▶ _Stated goal_
Skip the pictures and repeat each line of the data exactly.

▶ _Information supplied_
═══

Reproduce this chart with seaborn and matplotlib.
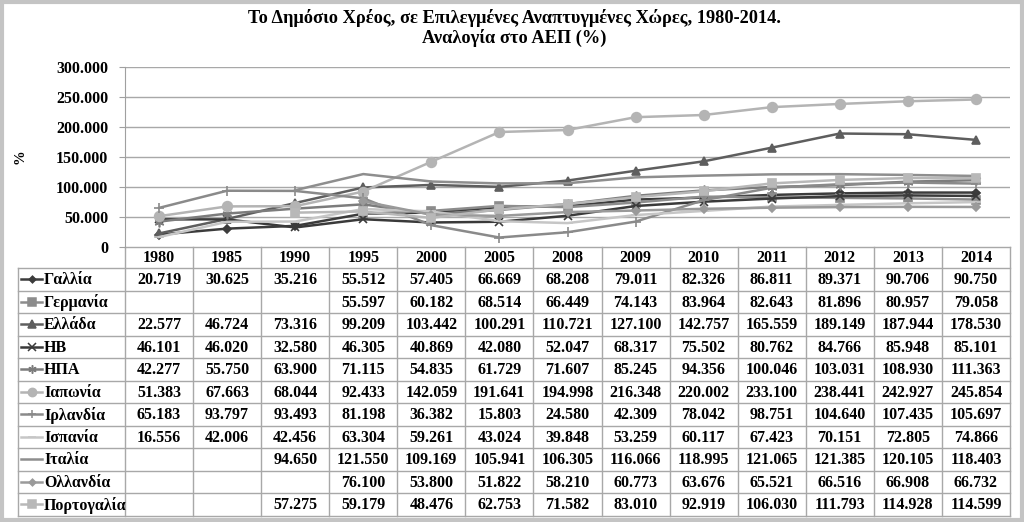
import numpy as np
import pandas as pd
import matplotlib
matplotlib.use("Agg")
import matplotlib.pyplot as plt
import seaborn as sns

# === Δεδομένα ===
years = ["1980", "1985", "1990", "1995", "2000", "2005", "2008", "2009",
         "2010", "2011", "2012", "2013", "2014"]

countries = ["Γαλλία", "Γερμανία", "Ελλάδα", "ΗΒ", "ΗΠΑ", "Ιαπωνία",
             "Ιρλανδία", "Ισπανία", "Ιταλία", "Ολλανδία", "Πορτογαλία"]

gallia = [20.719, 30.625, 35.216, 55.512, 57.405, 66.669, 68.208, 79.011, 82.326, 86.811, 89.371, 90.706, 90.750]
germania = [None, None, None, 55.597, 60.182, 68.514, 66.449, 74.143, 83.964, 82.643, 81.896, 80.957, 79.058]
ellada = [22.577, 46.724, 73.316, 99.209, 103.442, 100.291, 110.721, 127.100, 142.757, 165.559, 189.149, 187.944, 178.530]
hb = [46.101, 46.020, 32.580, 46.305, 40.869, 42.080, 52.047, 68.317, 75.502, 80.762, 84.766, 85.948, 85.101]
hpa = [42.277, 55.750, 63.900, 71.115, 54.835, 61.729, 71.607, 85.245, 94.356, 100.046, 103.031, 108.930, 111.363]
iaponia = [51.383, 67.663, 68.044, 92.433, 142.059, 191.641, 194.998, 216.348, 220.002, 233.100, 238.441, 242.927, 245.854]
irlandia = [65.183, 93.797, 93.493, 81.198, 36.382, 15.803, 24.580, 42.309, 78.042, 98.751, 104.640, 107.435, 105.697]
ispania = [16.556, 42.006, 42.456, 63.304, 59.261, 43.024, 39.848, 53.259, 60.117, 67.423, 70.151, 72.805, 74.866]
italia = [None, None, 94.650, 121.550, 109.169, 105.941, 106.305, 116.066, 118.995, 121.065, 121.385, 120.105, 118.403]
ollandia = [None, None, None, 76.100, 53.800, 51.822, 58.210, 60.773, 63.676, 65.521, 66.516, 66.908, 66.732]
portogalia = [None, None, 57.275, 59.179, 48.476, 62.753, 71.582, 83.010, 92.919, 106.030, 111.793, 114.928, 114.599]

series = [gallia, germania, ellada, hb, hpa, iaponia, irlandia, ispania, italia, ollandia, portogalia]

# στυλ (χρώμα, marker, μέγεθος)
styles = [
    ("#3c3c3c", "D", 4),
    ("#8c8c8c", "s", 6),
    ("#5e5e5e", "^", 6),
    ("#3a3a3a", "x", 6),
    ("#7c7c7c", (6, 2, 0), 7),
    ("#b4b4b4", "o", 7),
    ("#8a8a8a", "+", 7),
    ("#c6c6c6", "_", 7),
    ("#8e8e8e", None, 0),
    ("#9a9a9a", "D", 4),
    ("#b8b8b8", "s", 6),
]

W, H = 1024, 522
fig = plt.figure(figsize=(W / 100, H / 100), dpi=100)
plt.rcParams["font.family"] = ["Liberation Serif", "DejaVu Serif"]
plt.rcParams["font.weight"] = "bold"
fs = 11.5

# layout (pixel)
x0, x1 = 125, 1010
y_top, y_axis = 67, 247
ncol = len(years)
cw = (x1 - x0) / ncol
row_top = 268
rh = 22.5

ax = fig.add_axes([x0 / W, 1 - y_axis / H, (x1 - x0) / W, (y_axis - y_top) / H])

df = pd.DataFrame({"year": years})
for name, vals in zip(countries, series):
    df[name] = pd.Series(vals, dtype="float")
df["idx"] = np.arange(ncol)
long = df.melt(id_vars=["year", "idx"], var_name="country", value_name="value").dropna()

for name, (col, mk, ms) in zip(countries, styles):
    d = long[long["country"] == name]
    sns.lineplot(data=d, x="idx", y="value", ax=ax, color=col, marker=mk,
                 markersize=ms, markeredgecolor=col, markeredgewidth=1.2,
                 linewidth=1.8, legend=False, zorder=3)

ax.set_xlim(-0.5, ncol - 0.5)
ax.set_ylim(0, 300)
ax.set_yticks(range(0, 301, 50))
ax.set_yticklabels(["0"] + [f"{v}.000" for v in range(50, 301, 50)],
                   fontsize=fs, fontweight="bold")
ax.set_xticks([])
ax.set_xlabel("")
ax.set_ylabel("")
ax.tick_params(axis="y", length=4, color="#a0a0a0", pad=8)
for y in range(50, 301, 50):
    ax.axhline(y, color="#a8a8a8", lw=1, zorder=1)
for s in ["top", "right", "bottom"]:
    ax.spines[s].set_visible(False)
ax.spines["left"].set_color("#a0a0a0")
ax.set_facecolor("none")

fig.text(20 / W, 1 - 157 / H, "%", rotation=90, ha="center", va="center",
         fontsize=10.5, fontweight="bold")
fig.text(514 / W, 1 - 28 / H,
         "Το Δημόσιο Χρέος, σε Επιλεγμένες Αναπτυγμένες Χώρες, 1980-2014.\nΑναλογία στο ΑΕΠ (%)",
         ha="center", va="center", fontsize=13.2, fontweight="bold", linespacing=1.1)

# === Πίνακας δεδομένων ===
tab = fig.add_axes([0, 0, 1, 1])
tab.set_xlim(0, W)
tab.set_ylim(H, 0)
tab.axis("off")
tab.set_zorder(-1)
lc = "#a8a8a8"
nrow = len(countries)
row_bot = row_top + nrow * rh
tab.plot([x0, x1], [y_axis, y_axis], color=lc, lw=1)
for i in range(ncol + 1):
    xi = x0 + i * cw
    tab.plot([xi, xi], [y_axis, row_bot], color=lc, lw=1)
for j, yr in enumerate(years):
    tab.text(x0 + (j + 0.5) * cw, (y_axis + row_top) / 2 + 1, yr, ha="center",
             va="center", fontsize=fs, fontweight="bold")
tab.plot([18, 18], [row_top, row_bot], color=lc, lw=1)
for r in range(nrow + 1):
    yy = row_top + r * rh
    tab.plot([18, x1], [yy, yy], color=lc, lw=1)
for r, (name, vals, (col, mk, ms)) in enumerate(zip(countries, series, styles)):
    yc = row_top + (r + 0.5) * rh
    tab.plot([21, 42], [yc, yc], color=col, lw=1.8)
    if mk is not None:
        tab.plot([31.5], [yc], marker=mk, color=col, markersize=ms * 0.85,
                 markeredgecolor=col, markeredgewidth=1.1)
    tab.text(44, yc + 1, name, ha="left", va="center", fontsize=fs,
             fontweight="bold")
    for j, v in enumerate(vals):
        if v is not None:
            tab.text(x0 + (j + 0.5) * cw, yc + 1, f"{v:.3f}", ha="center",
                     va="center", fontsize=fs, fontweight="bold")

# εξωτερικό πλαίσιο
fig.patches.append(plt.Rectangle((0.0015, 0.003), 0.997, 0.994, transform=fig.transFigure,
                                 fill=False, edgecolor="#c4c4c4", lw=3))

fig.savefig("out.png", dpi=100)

═══

▶ _Reply_
Reproduce this chart with seaborn and matplotlib.
import numpy as np
import pandas as pd
import matplotlib
matplotlib.use("Agg")
import matplotlib.pyplot as plt
import seaborn as sns

# === Δεδομένα ===
years = ["1980", "1985", "1990", "1995", "2000", "2005", "2008", "2009",
         "2010", "2011", "2012", "2013", "2014"]

countries = ["Γαλλία", "Γερμανία", "Ελλάδα", "ΗΒ", "ΗΠΑ", "Ιαπωνία",
             "Ιρλανδία", "Ισπανία", "Ιταλία", "Ολλανδία", "Πορτογαλία"]

gallia = [20.719, 30.625, 35.216, 55.512, 57.405, 66.669, 68.208, 79.011, 82.326, 86.811, 89.371, 90.706, 90.750]
germania = [None, None, None, 55.597, 60.182, 68.514, 66.449, 74.143, 83.964, 82.643, 81.896, 80.957, 79.058]
ellada = [22.577, 46.724, 73.316, 99.209, 103.442, 100.291, 110.721, 127.100, 142.757, 165.559, 189.149, 187.944, 178.530]
hb = [46.101, 46.020, 32.580, 46.305, 40.869, 42.080, 52.047, 68.317, 75.502, 80.762, 84.766, 85.948, 85.101]
hpa = [42.277, 55.750, 63.900, 71.115, 54.835, 61.729, 71.607, 85.245, 94.356, 100.046, 103.031, 108.930, 111.363]
iaponia = [51.383, 67.663, 68.044, 92.433, 142.059, 191.641, 194.998, 216.348, 220.002, 233.100, 238.441, 242.927, 245.854]
irlandia = [65.183, 93.797, 93.493, 81.198, 36.382, 15.803, 24.580, 42.309, 78.042, 98.751, 104.640, 107.435, 105.697]
ispania = [16.556, 42.006, 42.456, 63.304, 59.261, 43.024, 39.848, 53.259, 60.117, 67.423, 70.151, 72.805, 74.866]
italia = [None, None, 94.650, 121.550, 109.169, 105.941, 106.305, 116.066, 118.995, 121.065, 121.385, 120.105, 118.403]
ollandia = [None, None, None, 76.100, 53.800, 51.822, 58.210, 60.773, 63.676, 65.521, 66.516, 66.908, 66.732]
portogalia = [None, None, 57.275, 59.179, 48.476, 62.753, 71.582, 83.010, 92.919, 106.030, 111.793, 114.928, 114.599]

series = [gallia, germania, ellada, hb, hpa, iaponia, irlandia, ispania, italia, ollandia, portogalia]

# στυλ (χρώμα, marker, μέγεθος)
styles = [
    ("#3c3c3c", "D", 4),
    ("#8c8c8c", "s", 6),
    ("#5e5e5e", "^", 6),
    ("#3a3a3a", "x", 6),
    ("#7c7c7c", (6, 2, 0), 7),
    ("#b4b4b4", "o", 7),
    ("#8a8a8a", "+", 7),
    ("#c6c6c6", "_", 7),
    ("#8e8e8e", None, 0),
    ("#9a9a9a", "D", 4),
    ("#b8b8b8", "s", 6),
]

W, H = 1024, 522
fig = plt.figure(figsize=(W / 100, H / 100), dpi=100)
plt.rcParams["font.family"] = ["Liberation Serif", "DejaVu Serif"]
plt.rcParams["font.weight"] = "bold"
fs = 11.5

# layout (pixel)
x0, x1 = 125, 1010
y_top, y_axis = 67, 247
ncol = len(years)
cw = (x1 - x0) / ncol
row_top = 268
rh = 22.5

ax = fig.add_axes([x0 / W, 1 - y_axis / H, (x1 - x0) / W, (y_axis - y_top) / H])

df = pd.DataFrame({"year": years})
for name, vals in zip(countries, series):
    df[name] = pd.Series(vals, dtype="float")
df["idx"] = np.arange(ncol)
long = df.melt(id_vars=["year", "idx"], var_name="country", value_name="value").dropna()

for name, (col, mk, ms) in zip(countries, styles):
    d = long[long["country"] == name]
    sns.lineplot(data=d, x="idx", y="value", ax=ax, color=col, marker=mk,
                 markersize=ms, markeredgecolor=col, markeredgewidth=1.2,
                 linewidth=1.8, legend=False, zorder=3)

ax.set_xlim(-0.5, ncol - 0.5)
ax.set_ylim(0, 300)
ax.set_yticks(range(0, 301, 50))
ax.set_yticklabels(["0"] + [f"{v}.000" for v in range(50, 301, 50)],
                   fontsize=fs, fontweight="bold")
ax.set_xticks([])
ax.set_xlabel("")
ax.set_ylabel("")
ax.tick_params(axis="y", length=4, color="#a0a0a0", pad=8)
for y in range(50, 301, 50):
    ax.axhline(y, color="#a8a8a8", lw=1, zorder=1)
for s in ["top", "right", "bottom"]:
    ax.spines[s].set_visible(False)
ax.spines["left"].set_color("#a0a0a0")
ax.set_facecolor("none")

fig.text(20 / W, 1 - 157 / H, "%", rotation=90, ha="center", va="center",
         fontsize=10.5, fontweight="bold")
fig.text(514 / W, 1 - 28 / H,
         "Το Δημόσιο Χρέος, σε Επιλεγμένες Αναπτυγμένες Χώρες, 1980-2014.\nΑναλογία στο ΑΕΠ (%)",
         ha="center", va="center", fontsize=13.2, fontweight="bold", linespacing=1.1)

# === Πίνακας δεδομένων ===
tab = fig.add_axes([0, 0, 1, 1])
tab.set_xlim(0, W)
tab.set_ylim(H, 0)
tab.axis("off")
tab.set_zorder(-1)
lc = "#a8a8a8"
nrow = len(countries)
row_bot = row_top + nrow * rh
tab.plot([x0, x1], [y_axis, y_axis], color=lc, lw=1)
for i in range(ncol + 1):
    xi = x0 + i * cw
    tab.plot([xi, xi], [y_axis, row_bot], color=lc, lw=1)
for j, yr in enumerate(years):
    tab.text(x0 + (j + 0.5) * cw, (y_axis + row_top) / 2 + 1, yr, ha="center",
             va="center", fontsize=fs, fontweight="bold")
tab.plot([18, 18], [row_top, row_bot], color=lc, lw=1)
for r in range(nrow + 1):
    yy = row_top + r * rh
    tab.plot([18, x1], [yy, yy], color=lc, lw=1)
for r, (name, vals, (col, mk, ms)) in enumerate(zip(countries, series, styles)):
    yc = row_top + (r + 0.5) * rh
    tab.plot([21, 42], [yc, yc], color=col, lw=1.8)
    if mk is not None:
        tab.plot([31.5], [yc], marker=mk, color=col, markersize=ms * 0.85,
                 markeredgecolor=col, markeredgewidth=1.1)
    tab.text(44, yc + 1, name, ha="left", va="center", fontsize=fs,
             fontweight="bold")
    for j, v in enumerate(vals):
        if v is not None:
            tab.text(x0 + (j + 0.5) * cw, yc + 1, f"{v:.3f}", ha="center",
                     va="center", fontsize=fs, fontweight="bold")

# εξωτερικό πλαίσιο
fig.patches.append(plt.Rectangle((0.0015, 0.003), 0.997, 0.994, transform=fig.transFigure,
                                 fill=False, edgecolor="#c4c4c4", lw=3))

fig.savefig("out.png", dpi=100)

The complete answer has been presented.